Not even my best friend's mom, Mrs. Wright could make baklava that stood up to Jimmy the Greek's mom's, and even though her name was Mrs. Wright, she was just as Greek. Mrs. Wright did make rice pilaf, almond rice, dolmas, moussaka,~~so memorable, I can still taste each bite.
As I grew up and got acquainted with the ancient world, I was surprised to find baklava not only in Greece, but in Egypt, in Israel, in Turkey and in different ethnic restaurants/bakeries in America.
"I thought baklava was Greek," I would pose to the purveyor of baklava.
"No, it's Lebanese!" Or Turkish, or Persian. Everyone in or with ties to the Levant claimed baklava as their own ethnic legacy.
If only it was baklava and not the disputed lands of ancient Israel.
My study has moved past the Israeli-Palestinian dispute, moved past the Egyptian Muslim Brotherhood, and now I am in Saudi Arabia: the birth country of Osama bin Laden, the Saudi Jihad that began in camaraderie with the Afghan Mujahideen, that eventually turned brutal against the United States. I have so many questions, so many more books to read, so much more to understand...when I take my seat on the airplane ride from Chicago, the man next to me is a Muslim from Saudi Arabia.
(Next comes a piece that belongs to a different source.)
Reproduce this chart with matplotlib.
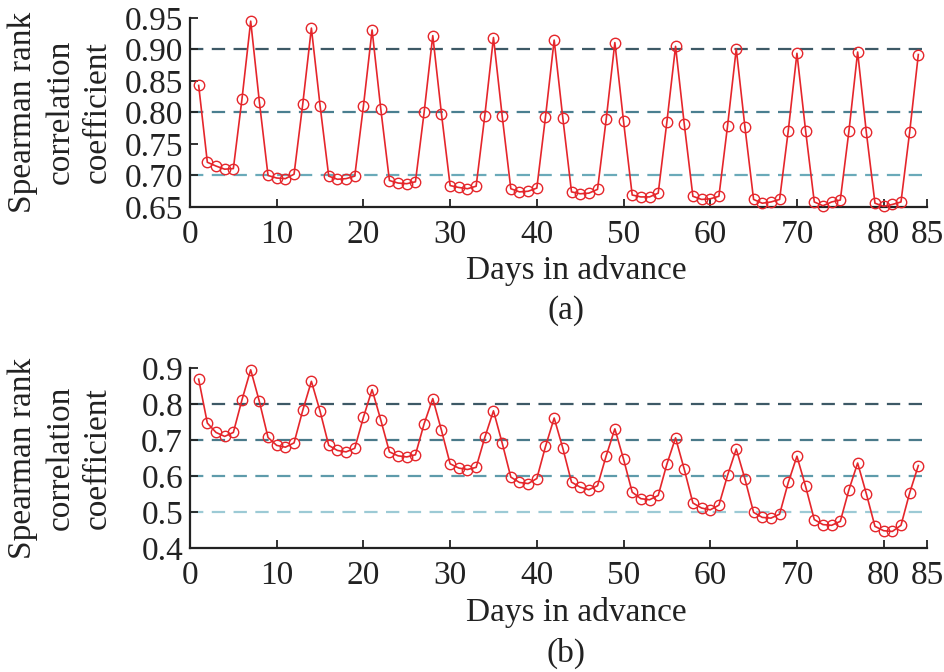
import matplotlib
matplotlib.use("Agg")
import matplotlib.pyplot as plt
import numpy as np

days = list(range(1, 85))

coef_a = [0.843, 0.721, 0.715, 0.710, 0.711, 0.822, 0.945, 0.817, 0.700, 0.696,
          0.695, 0.702, 0.813, 0.934, 0.811, 0.699, 0.694, 0.695, 0.699, 0.810,
          0.931, 0.806, 0.692, 0.688, 0.687, 0.690, 0.800, 0.922, 0.798, 0.684,
          0.681, 0.679, 0.683, 0.795, 0.919, 0.795, 0.679, 0.674, 0.675, 0.680,
          0.793, 0.915, 0.791, 0.674, 0.671, 0.672, 0.678, 0.789, 0.911, 0.786,
          0.669, 0.666, 0.666, 0.672, 0.785, 0.905, 0.782, 0.667, 0.662, 0.663,
          0.667, 0.779, 0.901, 0.777, 0.662, 0.656, 0.658, 0.662, 0.771, 0.894,
          0.771, 0.658, 0.652, 0.658, 0.661, 0.771, 0.896, 0.769, 0.656, 0.651,
          0.654, 0.658, 0.769, 0.892]

coef_b = [0.869, 0.747, 0.721, 0.710, 0.721, 0.812, 0.895, 0.807, 0.707, 0.685,
          0.680, 0.692, 0.782, 0.863, 0.780, 0.685, 0.671, 0.667, 0.677, 0.763,
          0.840, 0.756, 0.667, 0.656, 0.653, 0.659, 0.745, 0.815, 0.727, 0.634,
          0.622, 0.618, 0.624, 0.707, 0.781, 0.692, 0.597, 0.582, 0.579, 0.593,
          0.682, 0.761, 0.677, 0.583, 0.569, 0.562, 0.573, 0.656, 0.731, 0.647,
          0.555, 0.537, 0.534, 0.546, 0.633, 0.706, 0.619, 0.525, 0.511, 0.506,
          0.519, 0.602, 0.675, 0.592, 0.499, 0.485, 0.483, 0.494, 0.582, 0.655,
          0.571, 0.479, 0.465, 0.463, 0.474, 0.562, 0.636, 0.551, 0.460, 0.448,
          0.446, 0.463, 0.553, 0.629]

xticks = [0, 10, 20, 30, 40, 50, 60, 70, 80, 85]
yticks_a = [0.65, 0.70, 0.75, 0.80, 0.85, 0.90, 0.95]
yticks_b = [0.4, 0.5, 0.6, 0.7, 0.8, 0.9]
ref_a = [0.9, 0.8, 0.7]
ref_b = [0.8, 0.7, 0.6, 0.5]
ref_colors_a = ["#3d5966", "#4a7f90", "#6aaab9"]
ref_colors_b = ["#3d5966", "#4a7a8a", "#5e9bab", "#9ccad5"]

plt.rcParams['font.family'] = ['Liberation Serif', 'DejaVu Serif']
FS = 24
RED = "#e5262b"
INK = '#222222'

fig = plt.figure(figsize=(9.44, 6.72), dpi=100)
W, H = 944, 672

def make_ax(top_px, bottom_px):
    return fig.add_axes([190 / W, 1 - bottom_px / H, 737 / W, (bottom_px - top_px) / H])

ax_a = make_ax(18, 207)
ax_b = make_ax(368, 548)

def style(ax, vals, yticks, ylim, refs, rcols, fmt, label, lab_y, xl_y):
    for r, c in zip(refs, rcols):
        ax.axhline(r, color=c, lw=1.6, dashes=(6, 3.8), zorder=1)
    ax.plot(days, vals, color=RED, lw=1.2, marker='o', markersize=7.5,
            markerfacecolor='none', markeredgecolor=RED, markeredgewidth=1.0,
            zorder=3, clip_on=False)
    ax.set_xlim(0, 85)
    ax.set_ylim(*ylim)
    ax.set_xticks(xticks)
    ax.set_yticks(yticks)
    ax.set_yticklabels([fmt.format(v) for v in yticks])
    for s in ['top', 'right']:
        ax.spines[s].set_visible(False)
    for s in ['left', 'bottom']:
        ax.spines[s].set_linewidth(1.6)
        ax.spines[s].set_color(INK)
    ax.tick_params(direction='in', length=6, width=1.3, labelsize=FS, colors=INK)
    ax.tick_params(axis='x', pad=9)
    ax.tick_params(axis='y', pad=5)
    ax.set_xlabel("Days in advance", fontsize=FS, color=INK)
    ax.xaxis.set_label_coords(0.524, xl_y)
    fig.text(60 / W, 1 - lab_y / H, "Spearman rank\ncorrelation\ncoefficient",
             rotation=90, ha='center', va='center', fontsize=FS, color=INK,
             multialignment='center', linespacing=1.3)
    ax.text(0.51, label[1], label[0], transform=ax.transAxes, ha='center', va='center',
            fontsize=FS, color=INK)

style(ax_a, coef_a, yticks_a, (0.65, 0.95), ref_a, ref_colors_a, "{:.2f}", ("(a)", -0.55), 112, -0.255)
style(ax_b, coef_b, yticks_b, (0.4, 0.9), ref_b, ref_colors_b, "{:.1f}", ("(b)", -0.585), 458, -0.27)

fig.savefig("out.png", dpi=100)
He's only been in the United States for two days.
I am astounded at the timing, the serendipitous pairing on a small plane. I'm almost speechless. I explain to him, I am teaching about the history of terrorism. He gives me carte blanche to ask any and all questions.
I asked how his sisters felt about not being able to drive in their country.
"They have drivers. Why would they want to drive?"
"Not everyone can afford a driver," I assume.
"This is true, but women always have someone to drive them."
I asked about the Quran, Muslim dress for women. We spoke of the history he had learned as a citizen, the history I'd learned from western opinion and translation; we discussed Saudi Arabia revoking Osama bin Laden's citizenship; about the jihadists they would't allow back into their country; about takfir. He didn't believe Sunni and Shiite sects were the cause of disputes, but instead excuses to fight over oil rich land. We talked of his conflict with Islam because he was gay; the secret he had to keep in his own country, the freedom he had in ours.
He was completely open.
Except, there was only one question he would not answer. His response was evasive and in his evasiveness, he revealed his truth.
"As a Saudi, do you hate Israel?"
"I would love to visit Israel," he answered. "It is a beautiful place with beautiful beaches."
I did not push for an answer, for hate is the one thing for which we should feel shame.
This young man is only twenty-seven-years-old. He's never fought against Israel, but his country supported the first war against the nascent nation in 1947. Saudi Arabia surrounds the tiny state of Israel that has never known a moment of peace and never will. Possession and rights to this ancient land will always be in dispute. Its neighbors will always claim it belongs to them--will always claim it does not belong to the Jews.
I think of baklava; only this claim is not so sweet.